Читать «Курьез с шедевром» онлайн - страница 9

Владимир Бушин

Что касается до его собрата-конкурента, то даже бесстрастная Литературная энциклопедия вполне деликатно, однако достаточно твердо констатирует: «Многочисленные публикации Бартенева в археографическом и текстологическом отношении стояли на недостаточно высоком уровне». Имея в виду именно обстоятельства занимающего нас дела, В. В. Виноградов иронически писал о наивности тех, кто «придает значение вполне достоверного документа или объективно-исторического факта противоречивым заявлениям Бартенева относительно сообщаемых им текстов стихотворения «Прощай, немытая Россия»: «списанный с подлинника», «с подлинника руки Лермонтова» или «записанный со слов поэта современником». Даже исследователи, находящиеся по иным весьма важным вопросам лермонтоведения на противоположных позициях, единодушны в критической оценке публикаторской деятельности Бартенева. Так, один говорит о «крайнем дилетантизме его публикаторских приемов», более того — «о полной несостоятельности Бартенева-публикатора»; другой, назвав его «из рук вон плохим публикатором», заявляет: «Он не задумывался над тем, что публикует, его не интересовало, вызывает ли доверие публикуемый им текст. Важно было только опубликовать оригинальную, а еще лучше — сенсационную новинку». Тут же приводятся непустячные примеры подобных «новинок». Так, в 1885 году под видом некрасовского Бартенев обнародовал стихотворение «Заздравный кубок подымая», посвященное Муравьеву-вешателю, печально знаменитому графу-мракобесу. Разумеется, ничего подобного Н. А. Некрасов не писал и не мог написать. В 1889 году Бартенев поместил в своем журнале стихотворение «Великих зрелищ, мировых судеб», объявив, что это неизданный Тютчев. На самом деле стихотворение принадлежало Некрасову и дважды было им напечатано.

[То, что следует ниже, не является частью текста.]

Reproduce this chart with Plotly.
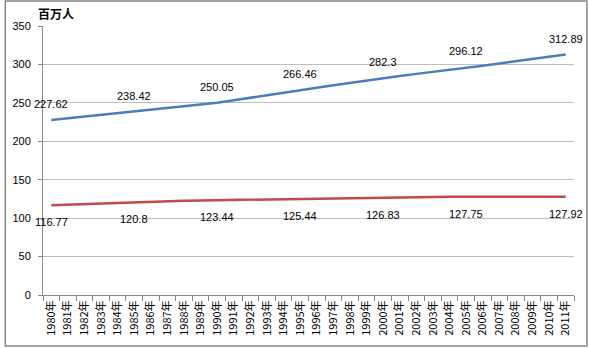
import plotly.graph_objects as go

years = [f"{y}年" for y in range(1980, 2012)]
usa = [227.62, 229.9, 232.2, 234.3, 236.3, 238.42, 240.5, 242.8, 245.0, 247.3,
       250.05, 253.5, 256.9, 260.3, 263.4, 266.46, 269.6, 272.9, 276.1, 279.3,
       282.3, 285.0, 287.7, 290.2, 292.9, 296.12, 298.4, 301.2, 304.1, 306.8,
       309.6, 312.89]
japan = [116.77, 117.6, 118.4, 119.2, 120.0, 120.8, 121.5, 122.0, 122.6, 123.1,
         123.44, 124.0, 124.5, 124.9, 125.2, 125.44, 125.8, 126.1, 126.4, 126.7,
         126.83, 127.1, 127.3, 127.6, 127.7, 127.75, 127.8, 127.85, 127.9, 127.9,
         127.9, 127.92]
label_idx = [0, 5, 10, 15, 20, 25, 31]
y_ticks = [0, 50, 100, 150, 200, 250, 300, 350]
unit_label = "百万人"

font = "Liberation Sans"
fig = go.Figure()
fig.add_trace(go.Scatter(x=years, y=usa, mode="lines",
                         line=dict(color="#4A7EBB", width=2.5), showlegend=False))
fig.add_trace(go.Scatter(x=years, y=japan, mode="lines",
                         line=dict(color="#BE4B48", width=2.5), showlegend=False))

annotations = []
for i in label_idx:
    annotations.append(dict(x=years[i], y=usa[i], text=f"{usa[i]:g}", showarrow=False,
                            yshift=16, xanchor="center", yanchor="middle",
                            font=dict(family=font, size=11, color="#000")))
    annotations.append(dict(x=years[i], y=japan[i], text=f"{japan[i]:g}", showarrow=False,
                            yshift=-17, xanchor="center", yanchor="middle",
                            font=dict(family=font, size=11, color="#000")))
annotations.append(dict(text=f"<b>{unit_label}</b>", xref="paper", yref="paper",
                        x=-0.013, y=1.048, xanchor="left", yanchor="middle",
                        showarrow=False, font=dict(family="Noto Sans CJK SC", size=12)))

fig.update_layout(
    width=589, height=348,
    margin=dict(l=39, r=15, t=26, b=53),
    paper_bgcolor="white", plot_bgcolor="white",
    font=dict(family=font, size=11, color="#000"),
    xaxis=dict(type="category", range=[-0.5, 31.5], tickangle=-90,
               showline=True, linecolor="#868686", linewidth=1,
               ticks="outside", tickson="boundaries", ticklen=5, tickcolor="#868686",
               showgrid=False, tickfont=dict(family="Noto Sans CJK SC", size=11)),
    yaxis=dict(range=[0, 350], tickvals=y_ticks, showline=True, linecolor="#868686",
               linewidth=1, gridcolor="#BEBEBE", gridwidth=1, zeroline=False,
               ticks="outside", ticklen=4, tickcolor="#868686", ticklabelstandoff=5,
               tickfont=dict(family=font, size=11)),
    shapes=[dict(type="rect", xref="paper", yref="paper",
                 x0=-0.071, x1=1.0243, y0=-0.1896, y1=1.093,
                 line=dict(color="#868686", width=1.5))],
    annotations=annotations,
)
fig.write_html("out.html")
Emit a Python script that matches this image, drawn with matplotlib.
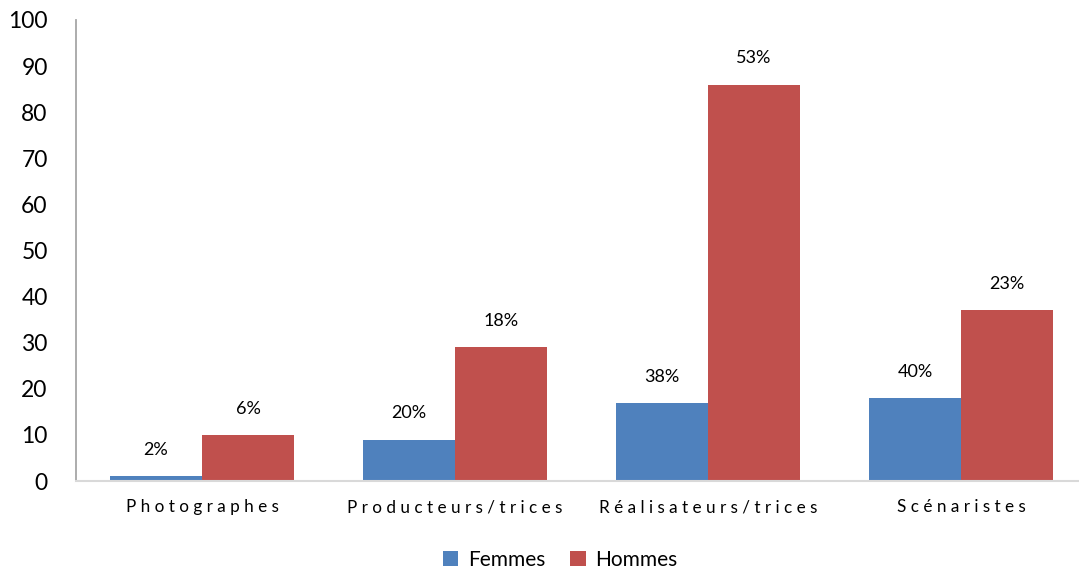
import matplotlib
matplotlib.use("Agg")
import matplotlib.pyplot as plt
import numpy as np

categories = ["Photographes", "Producteurs/trices", "Réalisateurs/trices", "Scénaristes"]
femmes = [1, 9, 17, 18]
hommes = [10, 29, 86, 37]
femmes_labels = ["2%", "20%", "38%", "40%"]
hommes_labels = ["6%", "18%", "53%", "23%"]
yticks = [0, 10, 20, 30, 40, 50, 60, 70, 80, 90, 100]

plt.rcParams['font.family'] = ['Lato', 'DejaVu Sans']

fig = plt.figure(figsize=(10.79, 5.71), dpi=100)
ax = fig.add_axes([75.5 / 1079, 90 / 571, 1012 / 1079, 461 / 571])

x = np.arange(len(categories))
w = 0.364
c_f = "#4F81BD"
c_h = "#C0504D"
bf = ax.bar(x - w / 2, femmes, w, color=c_f, label="Femmes")
bh = ax.bar(x + w / 2, hommes, w, color=c_h, label="Hommes")

for rects, labs in ((bf, femmes_labels), (bh, hommes_labels)):
    for r, lab in zip(rects, labs):
        ax.annotate(lab, (r.get_x() + r.get_width() / 2, r.get_height()),
                    xytext=(0, 13), textcoords="offset points",
                    ha="center", va="bottom", fontsize=13, color="#000000")

ax.set_xlim(-0.5, 3.5)
ax.set_ylim(0, 100)
ax.set_yticks(yticks)
ax.set_yticklabels([str(v) for v in yticks], fontsize=16.5)
ax.set_xticks(x)
ax.set_xticklabels([" ".join(c) for c in categories], fontsize=12.3)
ax.tick_params(axis="y", length=0, pad=20)
ax.tick_params(axis="x", length=0, pad=13)

for s in ("top", "right"):
    ax.spines[s].set_visible(False)
ax.spines["left"].set_color("#A6A6A6")
ax.spines["left"].set_linewidth(1.3)
ax.spines["bottom"].set_color("#D9D9D9")
ax.spines["bottom"].set_linewidth(1.5)

fig.legend(handles=[bf, bh], labels=["Femmes", "Hommes"], loc="center",
           bbox_to_anchor=(560 / 1079, 1 - 560 / 571), ncol=2, frameon=False,
           fontsize=15, handlelength=0.75, handleheight=0.75, handletextpad=0.45,
           columnspacing=1.2)

fig.savefig("out.png", dpi=100)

По поводу последнего эпизода исследователь восклицал: «Как напоминает этот пример публикацию Бартеневым «неизданного» стихотворения Лермонтова в 1890 году!» То есть он усматривает здесь сходство лишь в том, что в обоих случаях под видом новинки преподносились вещи уже дважды напечатанные. А между тем, думается, тут возможно гораздо более глубокое сходство: как в первом случае под видом неизданного Тютчева, так и во втором под видом неизданного Лермонтова публиковались стихи чужие, названным поэтам не принадлежавшие. В самом деле, если имена Тютчева и Некрасова публикатор мог использовать для фабрикации «сенсационных новинок», то почему бы он остановился перед Лермонтовым? Тем паче, что если со времени смерти Тютчева прошло двадцать два года, Некрасова — лишь восемь, то со дня гибели Лермонтова — аж сорок девять! При такой удаленности последней даты фабрикация сенсационной «новинки», естественно, представлялась делом гораздо более соблазнительным как по своей эффектности, так и по шансам на безнаказанность.

Здесь однако нельзя не заметить, что нынешние критики Висковатова и Бартенева, давая крайне неодобрительные аттестации им как публикаторам, не всегда принимают во внимание тогдашний общий уровень и археографии, и библиографии, и публикаторского дела, не берут в расчет известную простоту нравов, царившую в этой сфере деятельности. А этот уровень, эта простота в сочетании с действительно имевшими место беззаботностью и склонностью наших публикаторов к сенсационности должны бы особенно насторожить исследователей в вопросе определения авторства такого стихотворения, как «Прощай, немытая Россия». Но этот вопрос никогда и не вставал, — ни сто лет назад, ни позже. Как появилось оно в «Русской старине», подписанное именем Лермонтова, так мы и поверили сразу и навсегда: Лермонтов! А современные исследователи вспоминают о публикаторской беззаботности Висковатова и Бартенева лишь в тех случаях, когда это подходит в качестве аргумента против того или иного слова в восьмистишии «Прощай…», против того или иного варианта его текста, не укладывающегося в их концепцию, но никогда никто из них не взглянул на дело шире: а можно ли в данном случае этим публикаторам доверять вообще?